While reforms may appear successful on paper, many citizens feel left behind – a risk that could turn political.
Why Greece Was Not Upgraded
The following reasons explain the decision to keep Greece at Baa3:
- Insufficient progress on structural reforms, including tax system, justice, and labor market
- Limited institutional capacity to sustain long-term reforms
- Persistent demographic and productivity challenges
- High public debt, still among the highest in the world
What Could Lead to an Upgrade
An upgrade from Baa3 could occur if:
- Greece accelerates institutional and structural reforms
- Mid-term growth prospects exceed current projections
- Public debt declines faster than expected and in a sustainable manner
What Could Trigger a Downgrade
Conversely, the following could lead to a downgrade:
- Reversal of past reforms under political pressure
- Deterioration of public finances, especially if combined with banking sector instability
- Geopolitical instability, especially if it weakens support from key allies like the U.S.

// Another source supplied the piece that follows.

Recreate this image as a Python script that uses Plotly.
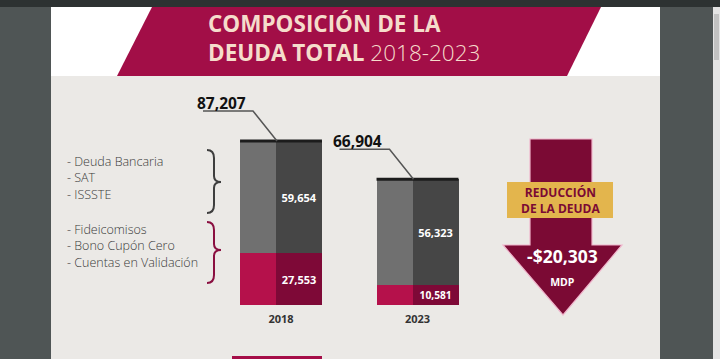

- Failure to sustain investor confidence, particularly if growth falters post-RRF
How Greece Compares to Other Agencies
Agency | Rating | Outlook |
---|---|---|
Moody’s | Baa3 | Stable |
S&P | BBB | Stable |
DBRS | BBB | Stable |
Scope | BBB | Stable |
Fitch | BBB- | Stable |
Greece is rated at the bottom of the investment grade spectrum by Moody’s and Fitch.
Key Takeaway: Trust Earned, Not Guaranteed
Moody’s sends a clear message: Greece has regained trust, but maintaining it requires consistent reform, political stability, and a long-term growth plan.
The government’s margin for populist or politically motivated backsliding is limited, especially as global markets grow increasingly cautious.
Reform success must translate into real social impact. Otherwise, fiscal progress risks being seen as fragile or short-lived.